- THE DATA -
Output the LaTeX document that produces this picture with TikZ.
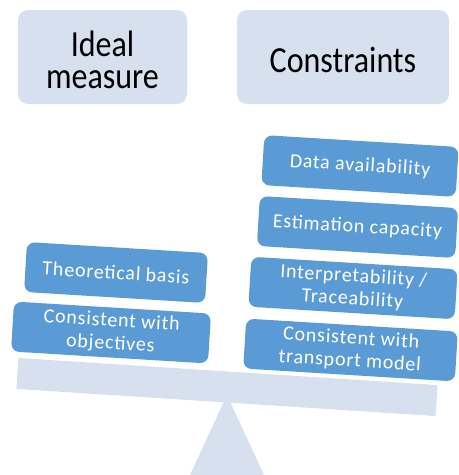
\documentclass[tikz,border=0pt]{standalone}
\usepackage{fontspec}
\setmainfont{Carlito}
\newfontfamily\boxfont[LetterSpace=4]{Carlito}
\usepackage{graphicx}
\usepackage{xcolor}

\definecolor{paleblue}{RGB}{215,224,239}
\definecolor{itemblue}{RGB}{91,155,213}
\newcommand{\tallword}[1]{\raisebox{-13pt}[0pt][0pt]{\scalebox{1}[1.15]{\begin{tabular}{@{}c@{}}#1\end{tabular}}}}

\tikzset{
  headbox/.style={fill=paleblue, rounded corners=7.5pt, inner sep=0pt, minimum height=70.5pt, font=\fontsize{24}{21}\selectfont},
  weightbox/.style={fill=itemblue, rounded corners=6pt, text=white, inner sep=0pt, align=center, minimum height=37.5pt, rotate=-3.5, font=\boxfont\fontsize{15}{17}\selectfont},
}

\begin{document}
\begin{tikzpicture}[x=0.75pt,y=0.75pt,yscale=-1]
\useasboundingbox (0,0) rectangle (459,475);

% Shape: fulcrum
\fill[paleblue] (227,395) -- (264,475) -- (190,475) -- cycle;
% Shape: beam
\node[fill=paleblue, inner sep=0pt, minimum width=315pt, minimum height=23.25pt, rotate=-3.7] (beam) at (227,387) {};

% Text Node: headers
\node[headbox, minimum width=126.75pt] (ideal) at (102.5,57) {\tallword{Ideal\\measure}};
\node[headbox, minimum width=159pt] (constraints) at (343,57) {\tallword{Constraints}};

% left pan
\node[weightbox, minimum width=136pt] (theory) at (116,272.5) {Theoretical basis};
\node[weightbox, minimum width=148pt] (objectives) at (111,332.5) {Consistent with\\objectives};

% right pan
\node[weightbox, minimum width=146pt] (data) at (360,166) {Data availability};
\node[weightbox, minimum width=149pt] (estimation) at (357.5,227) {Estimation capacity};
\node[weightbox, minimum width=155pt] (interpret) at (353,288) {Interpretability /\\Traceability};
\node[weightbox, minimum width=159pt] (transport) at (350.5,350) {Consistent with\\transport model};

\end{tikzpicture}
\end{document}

* * *

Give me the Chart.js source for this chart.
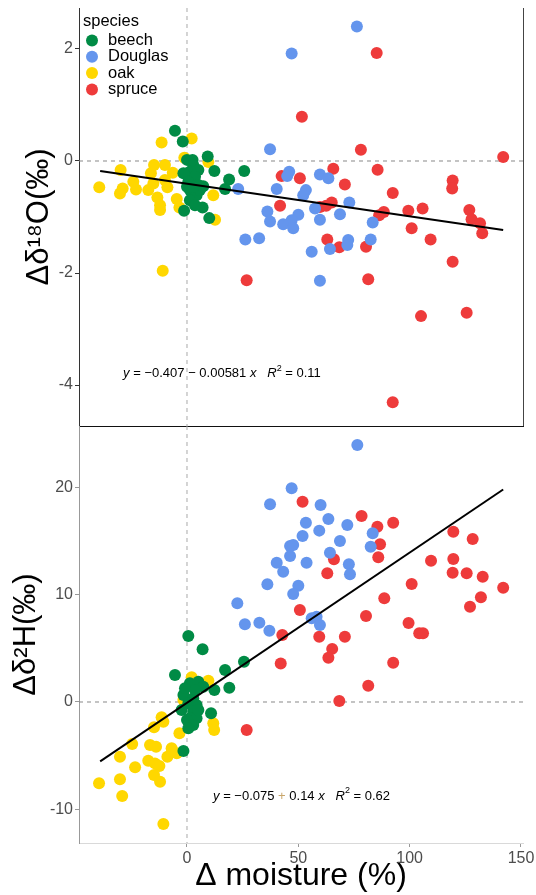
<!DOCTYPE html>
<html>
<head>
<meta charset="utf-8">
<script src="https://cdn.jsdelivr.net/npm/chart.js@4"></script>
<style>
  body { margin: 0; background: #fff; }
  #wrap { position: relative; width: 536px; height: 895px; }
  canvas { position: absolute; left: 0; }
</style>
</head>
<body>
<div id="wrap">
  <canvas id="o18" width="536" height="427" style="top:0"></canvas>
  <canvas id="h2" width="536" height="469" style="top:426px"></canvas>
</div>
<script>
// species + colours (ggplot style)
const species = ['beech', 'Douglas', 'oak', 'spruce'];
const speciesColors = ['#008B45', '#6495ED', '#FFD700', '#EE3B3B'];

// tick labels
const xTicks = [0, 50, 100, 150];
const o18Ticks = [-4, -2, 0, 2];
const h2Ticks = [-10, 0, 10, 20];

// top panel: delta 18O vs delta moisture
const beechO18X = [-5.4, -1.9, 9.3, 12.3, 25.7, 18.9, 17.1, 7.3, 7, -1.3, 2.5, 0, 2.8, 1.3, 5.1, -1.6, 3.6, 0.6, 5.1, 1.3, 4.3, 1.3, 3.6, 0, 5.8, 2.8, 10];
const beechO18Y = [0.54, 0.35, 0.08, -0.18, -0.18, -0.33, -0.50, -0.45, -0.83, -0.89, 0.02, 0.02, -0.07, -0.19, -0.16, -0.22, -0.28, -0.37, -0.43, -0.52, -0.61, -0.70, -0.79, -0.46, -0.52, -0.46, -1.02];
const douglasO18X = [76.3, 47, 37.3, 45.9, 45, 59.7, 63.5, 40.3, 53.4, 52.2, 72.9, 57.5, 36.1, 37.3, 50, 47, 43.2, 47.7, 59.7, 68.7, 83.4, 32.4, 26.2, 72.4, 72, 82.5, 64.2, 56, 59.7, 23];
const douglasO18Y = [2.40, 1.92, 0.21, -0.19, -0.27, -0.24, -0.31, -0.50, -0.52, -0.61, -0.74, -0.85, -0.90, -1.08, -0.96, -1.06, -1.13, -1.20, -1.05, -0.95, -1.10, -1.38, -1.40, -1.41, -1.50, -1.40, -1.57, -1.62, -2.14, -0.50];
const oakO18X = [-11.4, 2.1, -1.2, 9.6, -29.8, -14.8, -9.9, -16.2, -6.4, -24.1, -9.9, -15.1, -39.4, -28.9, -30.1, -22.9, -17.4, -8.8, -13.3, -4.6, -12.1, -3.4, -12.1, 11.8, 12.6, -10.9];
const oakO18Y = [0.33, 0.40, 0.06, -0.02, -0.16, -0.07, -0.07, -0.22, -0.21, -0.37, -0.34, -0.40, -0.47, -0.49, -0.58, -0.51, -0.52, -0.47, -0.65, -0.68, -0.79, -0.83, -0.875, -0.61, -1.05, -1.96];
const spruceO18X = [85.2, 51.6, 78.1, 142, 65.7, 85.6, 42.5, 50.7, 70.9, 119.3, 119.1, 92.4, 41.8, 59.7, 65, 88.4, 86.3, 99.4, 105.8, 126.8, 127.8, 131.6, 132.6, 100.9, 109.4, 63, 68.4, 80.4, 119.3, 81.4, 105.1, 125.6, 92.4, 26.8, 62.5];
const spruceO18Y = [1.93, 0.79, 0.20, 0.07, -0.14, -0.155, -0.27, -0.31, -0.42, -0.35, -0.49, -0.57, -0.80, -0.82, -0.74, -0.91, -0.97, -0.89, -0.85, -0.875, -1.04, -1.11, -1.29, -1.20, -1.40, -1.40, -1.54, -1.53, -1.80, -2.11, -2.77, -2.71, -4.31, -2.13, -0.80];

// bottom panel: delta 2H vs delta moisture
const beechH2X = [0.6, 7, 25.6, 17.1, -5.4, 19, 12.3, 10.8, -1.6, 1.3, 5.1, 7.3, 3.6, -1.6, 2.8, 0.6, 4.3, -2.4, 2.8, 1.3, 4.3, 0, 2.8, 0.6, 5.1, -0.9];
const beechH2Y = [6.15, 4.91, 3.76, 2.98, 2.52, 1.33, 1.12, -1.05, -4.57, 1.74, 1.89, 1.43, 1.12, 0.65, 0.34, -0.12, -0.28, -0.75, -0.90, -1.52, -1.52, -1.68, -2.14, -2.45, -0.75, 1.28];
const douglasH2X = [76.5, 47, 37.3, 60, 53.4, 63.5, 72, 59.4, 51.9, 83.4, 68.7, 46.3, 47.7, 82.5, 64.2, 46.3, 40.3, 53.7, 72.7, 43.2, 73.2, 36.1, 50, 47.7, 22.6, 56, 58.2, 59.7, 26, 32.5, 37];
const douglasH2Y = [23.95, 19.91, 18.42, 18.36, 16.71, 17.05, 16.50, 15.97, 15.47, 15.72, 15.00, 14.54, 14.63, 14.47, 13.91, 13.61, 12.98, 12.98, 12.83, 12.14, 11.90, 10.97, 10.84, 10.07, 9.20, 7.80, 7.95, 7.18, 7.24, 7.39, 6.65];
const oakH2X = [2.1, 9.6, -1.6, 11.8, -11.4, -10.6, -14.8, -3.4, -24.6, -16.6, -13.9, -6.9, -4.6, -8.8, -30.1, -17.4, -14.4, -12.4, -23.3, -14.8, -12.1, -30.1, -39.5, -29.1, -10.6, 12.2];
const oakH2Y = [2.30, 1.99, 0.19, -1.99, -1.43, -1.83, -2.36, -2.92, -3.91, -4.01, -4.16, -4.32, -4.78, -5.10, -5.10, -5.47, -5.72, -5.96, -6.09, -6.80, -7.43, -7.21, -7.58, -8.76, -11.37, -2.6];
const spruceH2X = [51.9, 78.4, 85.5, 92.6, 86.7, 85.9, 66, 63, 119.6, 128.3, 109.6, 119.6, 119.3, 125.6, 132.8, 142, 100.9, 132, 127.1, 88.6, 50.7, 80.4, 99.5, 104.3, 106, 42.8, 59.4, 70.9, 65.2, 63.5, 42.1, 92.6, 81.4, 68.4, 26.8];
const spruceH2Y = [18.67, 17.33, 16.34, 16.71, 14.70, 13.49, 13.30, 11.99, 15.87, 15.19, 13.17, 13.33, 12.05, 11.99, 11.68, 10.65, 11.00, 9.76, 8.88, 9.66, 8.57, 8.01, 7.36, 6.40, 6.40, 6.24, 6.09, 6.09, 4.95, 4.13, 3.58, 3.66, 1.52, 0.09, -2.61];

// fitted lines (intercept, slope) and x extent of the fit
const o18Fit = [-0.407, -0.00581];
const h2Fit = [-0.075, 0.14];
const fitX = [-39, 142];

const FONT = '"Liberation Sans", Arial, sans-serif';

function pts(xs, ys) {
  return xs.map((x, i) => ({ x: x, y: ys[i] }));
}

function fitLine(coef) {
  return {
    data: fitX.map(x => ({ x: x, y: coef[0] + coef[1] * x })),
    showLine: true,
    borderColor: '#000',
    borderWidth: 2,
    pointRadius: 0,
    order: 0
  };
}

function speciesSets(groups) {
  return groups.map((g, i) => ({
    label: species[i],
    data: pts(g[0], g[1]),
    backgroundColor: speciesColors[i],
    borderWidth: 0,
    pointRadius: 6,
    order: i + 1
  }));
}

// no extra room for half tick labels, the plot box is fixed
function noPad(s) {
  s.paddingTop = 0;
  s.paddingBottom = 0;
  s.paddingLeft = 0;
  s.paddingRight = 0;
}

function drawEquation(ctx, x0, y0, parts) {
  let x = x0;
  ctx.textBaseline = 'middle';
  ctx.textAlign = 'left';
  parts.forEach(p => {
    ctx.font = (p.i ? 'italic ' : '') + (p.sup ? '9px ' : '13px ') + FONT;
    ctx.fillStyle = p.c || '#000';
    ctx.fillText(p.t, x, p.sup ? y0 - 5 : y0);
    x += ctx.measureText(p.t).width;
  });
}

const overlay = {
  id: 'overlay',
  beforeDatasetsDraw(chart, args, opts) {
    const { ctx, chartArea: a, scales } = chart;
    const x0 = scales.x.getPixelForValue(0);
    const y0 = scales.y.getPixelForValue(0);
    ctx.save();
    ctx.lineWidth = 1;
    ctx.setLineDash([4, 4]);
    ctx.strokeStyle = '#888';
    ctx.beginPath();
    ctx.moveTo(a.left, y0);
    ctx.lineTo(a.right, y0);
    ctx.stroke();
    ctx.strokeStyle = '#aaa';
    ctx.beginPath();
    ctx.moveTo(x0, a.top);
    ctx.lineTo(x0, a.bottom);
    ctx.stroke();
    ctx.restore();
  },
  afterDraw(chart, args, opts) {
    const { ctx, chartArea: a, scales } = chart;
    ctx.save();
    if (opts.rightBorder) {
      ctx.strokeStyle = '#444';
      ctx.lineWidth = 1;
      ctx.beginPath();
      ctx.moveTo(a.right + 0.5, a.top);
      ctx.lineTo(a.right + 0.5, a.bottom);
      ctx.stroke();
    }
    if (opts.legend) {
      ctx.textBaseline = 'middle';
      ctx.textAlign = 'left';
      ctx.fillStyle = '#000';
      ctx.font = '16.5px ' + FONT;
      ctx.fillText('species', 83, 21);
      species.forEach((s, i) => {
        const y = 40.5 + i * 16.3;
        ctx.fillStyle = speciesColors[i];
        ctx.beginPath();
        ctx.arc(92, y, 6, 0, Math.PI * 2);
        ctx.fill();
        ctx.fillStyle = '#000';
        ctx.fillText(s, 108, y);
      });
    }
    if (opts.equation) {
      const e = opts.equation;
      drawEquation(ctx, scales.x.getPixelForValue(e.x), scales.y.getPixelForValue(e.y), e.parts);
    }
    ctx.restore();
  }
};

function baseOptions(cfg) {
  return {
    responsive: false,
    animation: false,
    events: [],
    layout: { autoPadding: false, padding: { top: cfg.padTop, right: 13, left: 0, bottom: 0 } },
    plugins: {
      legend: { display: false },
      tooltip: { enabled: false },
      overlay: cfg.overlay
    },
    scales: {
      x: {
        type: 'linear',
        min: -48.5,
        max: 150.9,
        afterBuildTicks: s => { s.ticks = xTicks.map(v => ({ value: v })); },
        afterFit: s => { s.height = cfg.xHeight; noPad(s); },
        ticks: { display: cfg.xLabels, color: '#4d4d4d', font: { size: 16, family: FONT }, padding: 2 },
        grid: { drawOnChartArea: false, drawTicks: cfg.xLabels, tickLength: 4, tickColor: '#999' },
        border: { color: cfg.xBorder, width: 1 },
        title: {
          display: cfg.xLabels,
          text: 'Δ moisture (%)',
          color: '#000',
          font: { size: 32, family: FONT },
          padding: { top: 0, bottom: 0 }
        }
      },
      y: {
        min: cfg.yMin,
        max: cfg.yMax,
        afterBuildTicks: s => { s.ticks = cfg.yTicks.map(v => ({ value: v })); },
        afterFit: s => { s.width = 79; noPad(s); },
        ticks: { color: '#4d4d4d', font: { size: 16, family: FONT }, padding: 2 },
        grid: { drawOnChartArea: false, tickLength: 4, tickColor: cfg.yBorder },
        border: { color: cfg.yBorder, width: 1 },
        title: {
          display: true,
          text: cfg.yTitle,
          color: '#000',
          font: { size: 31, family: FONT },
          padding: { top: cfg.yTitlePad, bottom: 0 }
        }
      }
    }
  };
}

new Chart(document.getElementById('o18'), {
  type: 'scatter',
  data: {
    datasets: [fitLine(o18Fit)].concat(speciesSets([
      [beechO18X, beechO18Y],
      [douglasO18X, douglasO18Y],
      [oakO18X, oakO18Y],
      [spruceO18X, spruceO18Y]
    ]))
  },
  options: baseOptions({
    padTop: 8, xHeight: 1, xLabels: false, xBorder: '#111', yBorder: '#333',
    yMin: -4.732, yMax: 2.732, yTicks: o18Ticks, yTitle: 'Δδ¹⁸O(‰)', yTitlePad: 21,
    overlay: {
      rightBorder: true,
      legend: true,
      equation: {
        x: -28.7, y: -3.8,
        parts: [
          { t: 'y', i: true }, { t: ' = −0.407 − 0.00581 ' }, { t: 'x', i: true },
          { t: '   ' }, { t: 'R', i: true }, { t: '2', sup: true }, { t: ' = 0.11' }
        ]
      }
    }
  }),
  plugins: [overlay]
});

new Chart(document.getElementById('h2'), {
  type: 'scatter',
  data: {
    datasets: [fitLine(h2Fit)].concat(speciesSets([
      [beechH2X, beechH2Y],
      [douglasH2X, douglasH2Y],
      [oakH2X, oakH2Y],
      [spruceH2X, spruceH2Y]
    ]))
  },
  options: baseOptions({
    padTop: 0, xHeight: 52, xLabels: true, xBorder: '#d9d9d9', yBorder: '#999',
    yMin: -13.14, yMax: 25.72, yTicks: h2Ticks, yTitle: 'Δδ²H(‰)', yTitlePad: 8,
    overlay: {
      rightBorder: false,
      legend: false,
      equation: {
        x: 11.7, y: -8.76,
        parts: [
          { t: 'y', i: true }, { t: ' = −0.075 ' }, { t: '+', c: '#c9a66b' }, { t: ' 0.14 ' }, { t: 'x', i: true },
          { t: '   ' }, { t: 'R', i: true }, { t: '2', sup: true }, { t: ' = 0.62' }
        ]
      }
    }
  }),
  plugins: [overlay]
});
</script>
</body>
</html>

- EXERCISE -
Repeat the lines above exactly, beginning with the one containing "Give me the Chart.js source for this chart." and finishing with the one containing "const h2Ticks = [-10, 0, 10, 20];". No pictures belong in the copy.

- RESPONSE -
Give me the Chart.js source for this chart.
<!DOCTYPE html>
<html>
<head>
<meta charset="utf-8">
<script src="https://cdn.jsdelivr.net/npm/chart.js@4"></script>
<style>
  body { margin: 0; background: #fff; }
  #wrap { position: relative; width: 536px; height: 895px; }
  canvas { position: absolute; left: 0; }
</style>
</head>
<body>
<div id="wrap">
  <canvas id="o18" width="536" height="427" style="top:0"></canvas>
  <canvas id="h2" width="536" height="469" style="top:426px"></canvas>
</div>
<script>
// species + colours (ggplot style)
const species = ['beech', 'Douglas', 'oak', 'spruce'];
const speciesColors = ['#008B45', '#6495ED', '#FFD700', '#EE3B3B'];

// tick labels
const xTicks = [0, 50, 100, 150];
const o18Ticks = [-4, -2, 0, 2];
const h2Ticks = [-10, 0, 10, 20];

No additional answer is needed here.